Between 1 and 4 August 1704 Anglo-Dutch forces of the Grand Alliance under Prince George of Hesse-Darmstadt together with Admiral Sir George Rooke, flying his flag aboard HMS Royal Katherine, lead Royal Navy and Royal Marines units to capture Gibraltar.

In 1706 she was renamed Ramillies in honour of John Churchill's victory at the Battle of Ramillies fought that year. Ramillies was ordered to be rebuilt again at Portsmouth Dockyard in December 1744, along with Union and four smaller sloops, and after several years work was relaunched on 8 February 1749. She remained a 90-gun second rate in accordance with 1741 proposals of the 1719 Establishment.

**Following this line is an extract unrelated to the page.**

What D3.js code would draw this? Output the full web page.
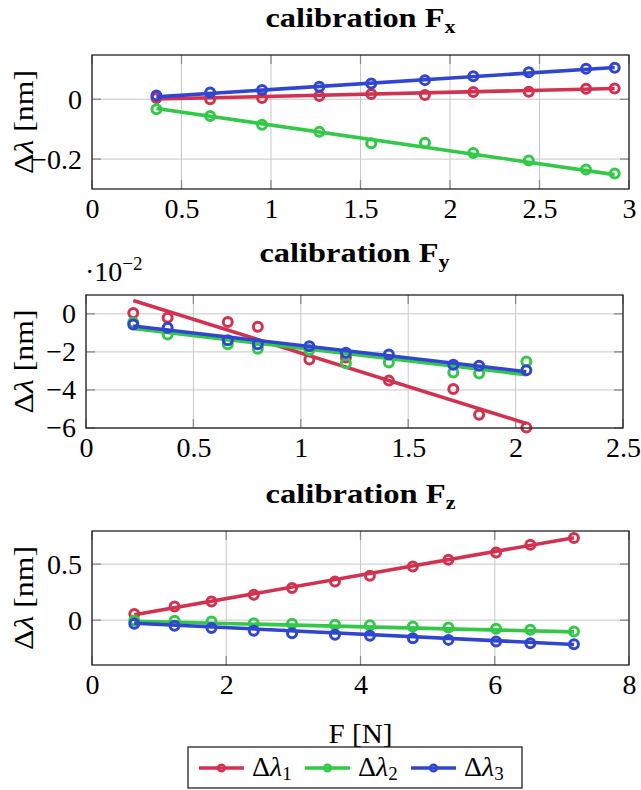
<!DOCTYPE html>
<html><head><meta charset="utf-8">
<script src="https://cdn.jsdelivr.net/npm/d3@7"></script>
<style>
body{margin:0;background:#fff;}
svg text{font-family:"Liberation Serif","DejaVu Serif",serif;fill:#000;}
</style></head>
<body><svg id="c" width="641" height="790"></svg>
<script>
// ---------- data ----------
const seriesNames = ["Δλ1", "Δλ2", "Δλ3"];
const seriesColors = ["#d2314f", "#31c947", "#3046d2"];

// calibration Fx
const fxForce = [0.36, 0.66, 0.95, 1.27, 1.56, 1.86, 2.13, 2.44, 2.76, 2.92];
const fxL1 = [0.004, 0.000, 0.004, 0.011, 0.018, 0.014, 0.024, 0.025, 0.035, 0.036];
const fxL2 = [-0.033, -0.056, -0.085, -0.109, -0.147, -0.145, -0.180, -0.205, -0.235, -0.248];
const fxL3 = [0.013, 0.023, 0.031, 0.042, 0.053, 0.064, 0.077, 0.090, 0.102, 0.105];
const fxFit1 = [0.001, 0.036];
const fxFit2 = [-0.031, -0.252];
const fxFit3 = [0.008, 0.106];
const fxXTicks = [0, 0.5, 1, 1.5, 2, 2.5, 3];
const fxYTicks = [-0.2, 0];

// calibration Fy (values in nm)
const fyForce = [0.22, 0.38, 0.66, 0.80, 1.04, 1.21, 1.41, 1.71, 1.83, 2.05];
const fyL1 = [0.0005, -0.0021, -0.0043, -0.0068, -0.0240, -0.0230, -0.0351, -0.0395, -0.0530, -0.0598];
const fyL2 = [-0.0045, -0.0108, -0.0160, -0.0183, -0.0190, -0.0260, -0.0256, -0.0308, -0.0313, -0.0250];
const fyL3 = [-0.0056, -0.0073, -0.0139, -0.0160, -0.0170, -0.0205, -0.0214, -0.0268, -0.0273, -0.0296];
const fyFit1 = [0.0070, -0.0576];
const fyFit2 = [-0.0077, -0.0320];
const fyFit3 = [-0.0064, -0.0304];
const fyXTicks = [0, 0.5, 1, 1.5, 2, 2.5];
const fyYTicks = [-0.06, -0.04, -0.02, 0];

// calibration Fz
const fzForce = [0.63, 1.23, 1.78, 2.41, 2.98, 3.62, 4.14, 4.78, 5.31, 6.02, 6.53, 7.18];
const fzL1 = [0.054, 0.122, 0.167, 0.226, 0.286, 0.345, 0.396, 0.479, 0.539, 0.604, 0.673, 0.732];
const fzL2 = [-0.003, -0.006, -0.012, -0.027, -0.033, -0.042, -0.045, -0.057, -0.065, -0.077, -0.086, -0.101];
const fzL3 = [-0.033, -0.051, -0.071, -0.095, -0.116, -0.131, -0.140, -0.161, -0.176, -0.190, -0.205, -0.214];
const fzFit1 = [0.048, 0.735];
const fzFit2 = [-0.010, -0.105];
const fzFit3 = [-0.027, -0.217];
const fzXTicks = [0, 2, 4, 6, 8];
const fzYTicks = [0, 0.5];

// ---------- layout ----------
const panels = [
  {title:"x", force:fxForce, vals:[fxL1,fxL2,fxL3], fits:[fxFit1,fxFit2,fxFit3],
   xDom:[0,3], yDom:[-0.30,0.148], xTicks:fxXTicks, yTicks:fxYTicks,
   box:{l:92,r:629,t:55,b:189}, titleY:27, yfmt:d3.format("~f")},
  {title:"y", force:fyForce, vals:[fyL1,fyL2,fyL3], fits:[fyFit1,fyFit2,fyFit3],
   xDom:[0,2.5], yDom:[-0.060,0.0099], xTicks:fyXTicks, yTicks:fyYTicks,
   box:{l:86,r:623,t:295,b:428}, titleY:262, yfmt:v=>d3.format("~f")(Math.round(v*100)), scaleNote:true},
  {title:"z", force:fzForce, vals:[fzL1,fzL2,fzL3], fits:[fzFit1,fzFit2,fzFit3],
   xDom:[0,8], yDom:[-0.40,0.795], xTicks:fzXTicks, yTicks:fzYTicks,
   box:{l:92,r:629,t:531,b:665}, titleY:503, yfmt:d3.format("~f"), xLabel:true}
];

const svg = d3.select("#c");
const FS = 28;
const SUB = 19;

panels.forEach(p => {
  const b = p.box;
  const x = d3.scaleLinear().domain(p.xDom).range([b.l, b.r]);
  const y = d3.scaleLinear().domain(p.yDom).range([b.b, b.t]);
  const g = svg.append("g");

  // grid
  g.selectAll(".gx").data(p.xTicks).join("line")
    .attr("x1", d=>x(d)).attr("x2", d=>x(d)).attr("y1", b.t).attr("y2", b.b)
    .attr("stroke", "#c8c8c8").attr("stroke-width", 1);
  g.selectAll(".gy").data(p.yTicks).join("line")
    .attr("y1", d=>y(d)).attr("y2", d=>y(d)).attr("x1", b.l).attr("x2", b.r)
    .attr("stroke", "#c8c8c8").attr("stroke-width", 1);
  // tick marks (inside, gray)
  const tk = 9;
  p.xTicks.forEach(v => {
    g.append("line").attr("x1", x(v)).attr("x2", x(v)).attr("y1", b.b).attr("y2", b.b - tk).attr("stroke", "#8a8a8a").attr("stroke-width", 1.3);
    g.append("line").attr("x1", x(v)).attr("x2", x(v)).attr("y1", b.t).attr("y2", b.t + tk).attr("stroke", "#8a8a8a").attr("stroke-width", 1.3);
  });
  p.yTicks.forEach(v => {
    g.append("line").attr("y1", y(v)).attr("y2", y(v)).attr("x1", b.l).attr("x2", b.l + tk).attr("stroke", "#8a8a8a").attr("stroke-width", 1.3);
    g.append("line").attr("y1", y(v)).attr("y2", y(v)).attr("x1", b.r).attr("x2", b.r - tk).attr("stroke", "#8a8a8a").attr("stroke-width", 1.3);
  });

  // tick labels via d3 axes
  const xa = g.append("g").attr("transform", `translate(0,${b.b})`)
    .call(d3.axisBottom(x).tickValues(p.xTicks).tickSize(0).tickPadding(9).tickFormat(d3.format("~f")));
  const ya = g.append("g").attr("transform", `translate(${b.l},0)`)
    .call(d3.axisLeft(y).tickValues(p.yTicks).tickSize(0).tickPadding(10).tickFormat(p.yfmt));
  [xa, ya].forEach(a => {
    a.attr("font-family", null).attr("font-size", null);
    a.select(".domain").remove();
    a.selectAll("text").attr("font-size", FS);
  });

  // series
  p.vals.forEach((vals, i) => {
    const col = seriesColors[i];
    const pts = p.force.map((f, k) => [f, vals[k]]);
    g.selectAll(null).data(pts).join("circle")
      .attr("cx", d=>x(d[0])).attr("cy", d=>y(d[1])).attr("r", 4.5)
      .attr("fill", "none").attr("stroke", col).attr("stroke-width", 3);
    const f0 = p.force[0], f1 = p.force[p.force.length-1];
    g.append("path")
      .datum([[f0, p.fits[i][0]], [f1, p.fits[i][1]]])
      .attr("d", d3.line().x(d=>x(d[0])).y(d=>y(d[1])))
      .attr("fill", "none").attr("stroke", col).attr("stroke-width", 3.6);
  });

  // frame
  g.append("rect").attr("x", b.l).attr("y", b.t).attr("width", b.r-b.l).attr("height", b.b-b.t)
    .attr("fill", "none").attr("stroke", "#222").attr("stroke-width", 1.3);

  // title
  const t = g.append("text").attr("x", (b.l+b.r)/2).attr("y", p.titleY)
    .attr("text-anchor", "middle").attr("font-size", FS).attr("font-weight", "bold")
    .attr("textLength", 190).attr("lengthAdjust", "spacingAndGlyphs");
  t.append("tspan").text("calibration F");
  t.append("tspan").attr("font-size", SUB).attr("dy", 6).text(p.title);

  // y label
  const yl = g.append("text")
    .attr("transform", `translate(33,${(b.t+b.b)/2}) rotate(-90)`)
    .attr("text-anchor", "middle").attr("font-size", FS)
    .attr("textLength", 104).attr("lengthAdjust", "spacingAndGlyphs");
  yl.append("tspan").text("Δ");
  yl.append("tspan").attr("font-style", "italic").text("λ");
  yl.append("tspan").text(" [nm]");

  if (p.scaleNote) {
    const s = g.append("text").attr("x", b.l - 1).attr("y", b.t - 14).attr("font-size", FS);
    s.append("tspan").text("·10");
    s.append("tspan").attr("font-size", SUB).attr("dy", -11).text("−2");
  }
  if (p.xLabel) {
    g.append("text").attr("x", (b.l+b.r)/2).attr("y", 743).attr("text-anchor", "middle")
      .attr("font-size", FS).attr("textLength", 64).attr("lengthAdjust", "spacingAndGlyphs").text("F [N]");
  }
});

// legend
const lg = svg.append("g");
lg.append("rect").attr("x", 188).attr("y", 747).attr("width", 334).attr("height", 41)
  .attr("fill", "#fff").attr("stroke", "#222").attr("stroke-width", 1.3);
const legX = [199, 305, 411];
seriesNames.forEach((n, i) => {
  const x0 = legX[i], yy = 768, col = seriesColors[i];
  lg.append("line").attr("x1", x0).attr("x2", x0+45).attr("y1", yy).attr("y2", yy)
    .attr("stroke", col).attr("stroke-width", 3.4);
  lg.append("circle").attr("cx", x0+22.5).attr("cy", yy).attr("r", 3.3)
    .attr("fill", "none").attr("stroke", col).attr("stroke-width", 2.6);
  const t = lg.append("text").attr("x", x0+53).attr("y", 776).attr("font-size", FS);
  t.append("tspan").text("Δ");
  t.append("tspan").attr("font-style", "italic").text("λ");
  t.append("tspan").attr("font-size", SUB).attr("dy", 4).text(n.slice(2));
});
</script></body></html>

She saw service in the Seven Years' War and was the flagship of Admiral John Byng when he failed to relieve Port Mahon and so lost the island of Minorca to the French. Byng was later controversially executed for this action.

==Wreck==
Ramillies was wrecked at Bolt Tail near Hope Cove on 15 February 1760. The ship's master had mistaken their location as Ramillies approached the Devon shore, and the vessel was already within Hope Bay when the error was identified. There was a strong onshore wind and Ramillies captain ordered the anchors lowered to hold the vessel fast until it could turn back to open sea, but no purchase could be found on the sandy seabed and the ship continued to drift towards the coast. After several hours she struck the cliffs beneath Bolt Tail and sank; twenty-six seamen and one midshipman survived from her crew of 850 men. The sinking became the subject of a popular contemporary folk song, "The Loss of the Ramillies", a version of which has been recorded by the English folk band Brass Monkey.